_DIRECTIONS FOR THIS TASK_
List each line of the data that holds the string "chart".

_GIVEN RECORDS_

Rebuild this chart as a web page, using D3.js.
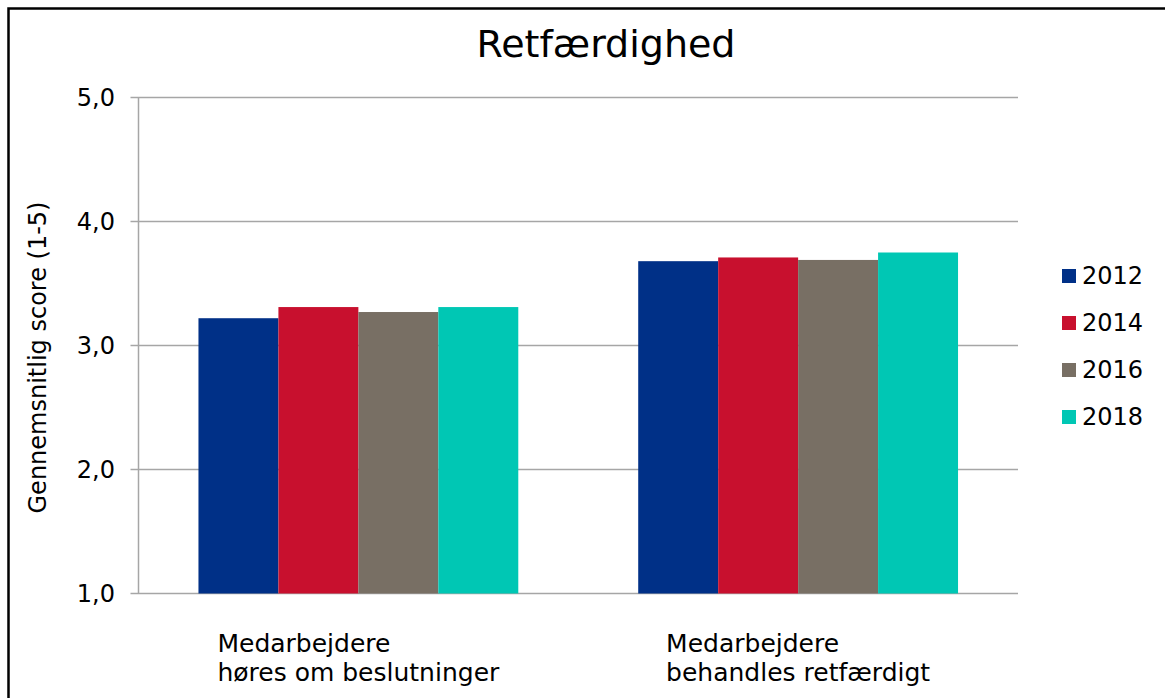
<!DOCTYPE html>
<html>
<head>
<meta charset="utf-8">
<script src="https://cdn.jsdelivr.net/npm/d3@7"></script>
<style>
  html, body { margin: 0; padding: 0; background: #fff; }
  svg { display: block; }
  text { font-family: "DejaVu Sans", Verdana, sans-serif; fill: #000; }
</style>
</head>
<body>
<svg id="chart" width="1165" height="698"></svg>
<script>
const title = "Retfærdighed";
const yAxisLabel = "Gennemsnitlig score (1-5)";
const categories = [
  ["Medarbejdere", "høres om beslutninger"],
  ["Medarbejdere", "behandles retfærdigt"]
];
const seriesNames = ["2012", "2014", "2016", "2018"];
const values2012 = [3.22, 3.68];
const values2014 = [3.31, 3.71];
const values2016 = [3.27, 3.69];
const values2018 = [3.31, 3.75];
const yTicks = [1, 2, 3, 4, 5];
const yTickLabels = ["1,0", "2,0", "3,0", "4,0", "5,0"];
const colors = ["#003087", "#C8102E", "#786F64", "#00C7B4"];

const seriesValues = [values2012, values2014, values2016, values2018];

const svg = d3.select("#chart");

// outer border
svg.append("rect")
  .attr("x", 8.5).attr("y", 8.5)
  .attr("width", 1180).attr("height", 720)
  .attr("fill", "#fff").attr("stroke", "#000").attr("stroke-width", 2.5);

const plot = { left: 138.5, right: 1018, top: 97.5, bottom: 593.5 };

const y = d3.scaleLinear().domain([1, 5]).range([plot.bottom, plot.top]);
const x0 = d3.scaleBand().domain(d3.range(categories.length)).range([plot.left, plot.right]);
const gap = x0.bandwidth() * (1.5 / 5.5);
const x1 = d3.scaleBand().domain(seriesNames).range([gap / 2, x0.bandwidth() - gap / 2]);

// gridlines
svg.append("g").selectAll("line").data(yTicks).join("line")
  .attr("x1", plot.left - 8).attr("x2", plot.right)
  .attr("y1", d => y(d)).attr("y2", d => y(d))
  .attr("stroke", "#A6A6A6").attr("stroke-width", 1.5);

// y axis line
svg.append("line")
  .attr("x1", plot.left).attr("x2", plot.left)
  .attr("y1", plot.top).attr("y2", plot.bottom)
  .attr("stroke", "#A6A6A6").attr("stroke-width", 1.5);

// y tick labels
svg.append("g").selectAll("text").data(yTicks).join("text")
  .attr("x", 115).attr("y", d => y(d))
  .attr("text-anchor", "end").attr("dominant-baseline", "central")
  .style("font-size", "24px")
  .text((d, i) => yTickLabels[i]);

// bars
const rows = [];
categories.forEach((c, ci) => {
  seriesNames.forEach((s, si) => rows.push({ ci, s, si, v: seriesValues[si][ci] }));
});
svg.append("g").selectAll("rect").data(rows).join("rect")
  .attr("x", d => x0(d.ci) + x1(d.s))
  .attr("width", x1.bandwidth())
  .attr("y", d => y(d.v))
  .attr("height", d => y(1) - y(d.v))
  .attr("fill", d => colors[d.si]);

// category labels (block centered, lines left-aligned)
categories.forEach((lines, ci) => {
  const g = svg.append("g");
  const texts = lines.map((l, li) => g.append("text")
    .attr("y", 652 + li * 29)
    .style("font-size", "25px")
    .text(l));
  const w = d3.max(texts, t => t.node().getComputedTextLength());
  const cx = x0(ci) + x0.bandwidth() / 2;
  texts.forEach(t => t.attr("x", cx - w / 2));
});

// title
svg.append("text")
  .attr("x", 606).attr("y", 57)
  .attr("text-anchor", "middle")
  .style("font-size", "38px")
  .text(title);

// y axis label
svg.append("text")
  .attr("transform", `translate(46, ${(plot.top + plot.bottom) / 2 + 12}) rotate(-90)`)
  .attr("text-anchor", "middle")
  .style("font-size", "24px")
  .text(yAxisLabel);

// legend
const legend = svg.append("g");
seriesNames.forEach((s, i) => {
  const cy = 276 + i * 47;
  legend.append("rect")
    .attr("x", 1062).attr("y", cy - 7).attr("width", 14).attr("height", 14)
    .attr("fill", colors[i]);
  legend.append("text")
    .attr("x", 1082).attr("y", cy)
    .attr("dominant-baseline", "central")
    .style("font-size", "24px")
    .text(s);
});
</script>
</body>
</html>
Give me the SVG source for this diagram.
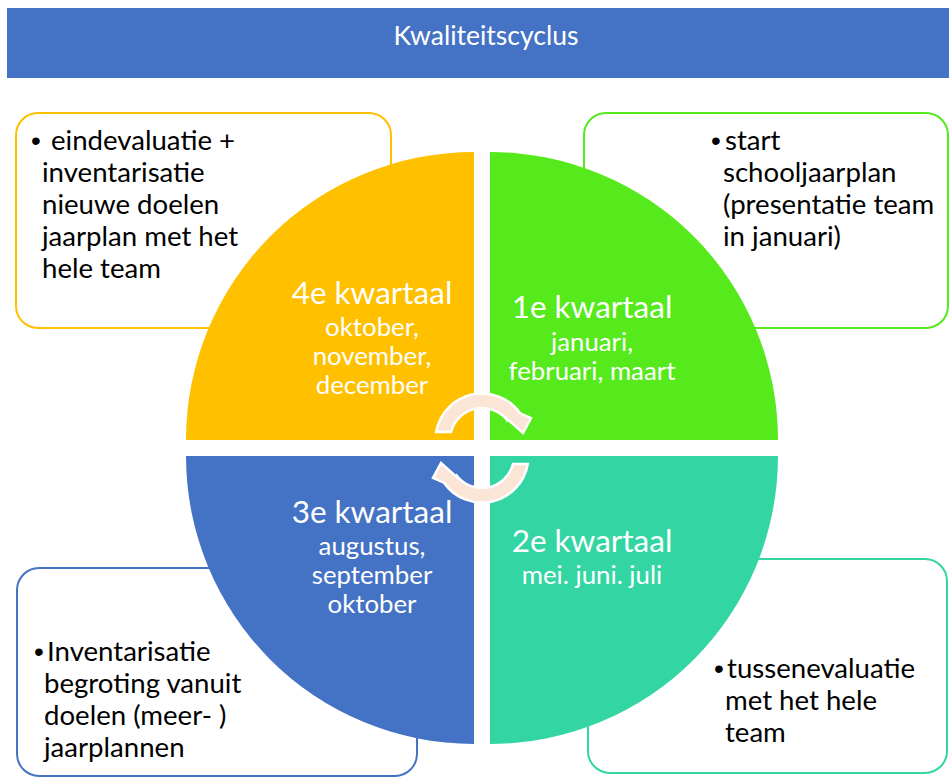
<svg xmlns="http://www.w3.org/2000/svg" width="949" height="779" viewBox="0 0 949 779">
  <style>
    .box { fill: #ffffff; stroke-width: 2; }
    .note { font-family: Lato, "Open Sans", "Liberation Sans", sans-serif; font-size: 27.6px; fill: #000000; }
    .dot { font-family: "Liberation Sans", Arial, sans-serif; font-size: 28px; fill: #000000; }
    .qhead { font-family: Lato, "Open Sans", "Liberation Sans", sans-serif; font-size: 31.5px; fill: #ffffff; text-anchor: middle; }
    .qsub { font-family: Lato, "Open Sans", "Liberation Sans", sans-serif; font-size: 25.8px; fill: #ffffff; text-anchor: middle; }
    .title { font-family: Lato, "Open Sans", "Liberation Sans", sans-serif; font-size: 26.5px; fill: #ffffff; text-anchor: middle; }
    .cycle { fill: #FBE5D6; stroke: #ffffff; stroke-width: 2.5; stroke-linejoin: miter; }
  </style>
  <defs>
    <!-- curved arrow over the top of the centre, pointing clockwise -->
    <path id="curl" d="M436.2,432 A46.5,46.5 0 0 1 520.1,413.3 L531,418 L523,433 L504,416 L508.2,421.6 A32,32 0 0 0 451,432 Z"/>
  </defs>

  <rect width="949" height="779" fill="#ffffff"/>

  <!-- header bar -->
  <g id="header">
    <rect x="7" y="8" width="942" height="70" fill="#4472C4"/>
    <text class="title" x="486" y="45">Kwaliteitscyclus</text>
  </g>

  <!-- note boxes (sit behind the pie) -->
  <g id="note-q4">
    <rect class="box" x="16" y="113" width="375" height="215" rx="22" stroke="#FFC000"/>
    <text class="dot" x="31" y="150">•</text>
    <text class="note">
      <tspan x="51" y="150">eindevaluatie +</tspan>
      <tspan x="42" y="182">inventarisatie</tspan>
      <tspan x="42" y="214">nieuwe doelen</tspan>
      <tspan x="42" y="246">jaarplan met het</tspan>
      <tspan x="42" y="278">hele team</tspan>
    </text>
  </g>
  <g id="note-q1">
    <rect class="box" x="584" y="113" width="364" height="215" rx="22" stroke="#56E91C"/>
    <text class="dot" x="711" y="150">•</text>
    <text class="note">
      <tspan x="725" y="150">start</tspan>
      <tspan x="723" y="182">schooljaarplan</tspan>
      <tspan x="723" y="214">(presentatie team</tspan>
      <tspan x="723" y="246">in januari)</tspan>
    </text>
  </g>
  <g id="note-q3">
    <rect class="box" x="17" y="568" width="400" height="208" rx="22" stroke="#4472C4"/>
    <text class="dot" x="34" y="661">•</text>
    <text class="note">
      <tspan x="47" y="661">Inventarisatie</tspan>
      <tspan x="44" y="693">begroting vanuit</tspan>
      <tspan x="44" y="725">doelen (meer- )</tspan>
      <tspan x="44" y="757">jaarplannen</tspan>
    </text>
  </g>
  <g id="note-q2">
    <rect class="box" x="588" y="559" width="359" height="214" rx="22" stroke="#33D6A3"/>
    <text class="dot" x="714" y="678">•</text>
    <text class="note">
      <tspan x="727" y="678">tussenevaluatie</tspan>
      <tspan x="725" y="710">met het hele</tspan>
      <tspan x="725" y="742">team</tspan>
    </text>
  </g>

  <!-- four quarter segments of the cycle -->
  <g id="quarter-4">
    <path d="M474,440 L186,440 A288,288 0 0 1 474,152 Z" fill="#FFC000"/>
    <text class="qhead" x="372" y="304">4e kwartaal</text>
    <text class="qsub" x="372" y="336">oktober,</text>
    <text class="qsub" x="372" y="365">november,</text>
    <text class="qsub" x="372" y="394">december</text>
  </g>
  <g id="quarter-1">
    <path d="M490,440 L490,152 A288,288 0 0 1 778,440 Z" fill="#56E91C"/>
    <text class="qhead" x="592" y="318">1e kwartaal</text>
    <text class="qsub" x="592" y="351">januari,</text>
    <text class="qsub" x="592" y="380">februari, maart</text>
  </g>
  <g id="quarter-2">
    <path d="M490,456 L778,456 A288,288 0 0 1 490,744 Z" fill="#33D6A3"/>
    <text class="qhead" x="592" y="552">2e kwartaal</text>
    <text class="qsub" x="592" y="584">mei. juni. juli</text>
  </g>
  <g id="quarter-3">
    <path d="M474,456 L474,744 A288,288 0 0 1 186,456 Z" fill="#4472C4"/>
    <text class="qhead" x="372" y="523">3e kwartaal</text>
    <text class="qsub" x="372" y="555">augustus,</text>
    <text class="qsub" x="372" y="584">september</text>
    <text class="qsub" x="372" y="613">oktober</text>
  </g>

  <!-- cycle arrows in the centre -->
  <g id="connectors">
    <use href="#curl" class="cycle"/>
    <use href="#curl" class="cycle" transform="rotate(180 482 448)"/>
  </g>
</svg>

_ANSWER IN FULL_
Rebuild this chart as a web page, using D3.js.
<svg id="chart" width="1165" height="698"></svg>
const svg = d3.select("#chart");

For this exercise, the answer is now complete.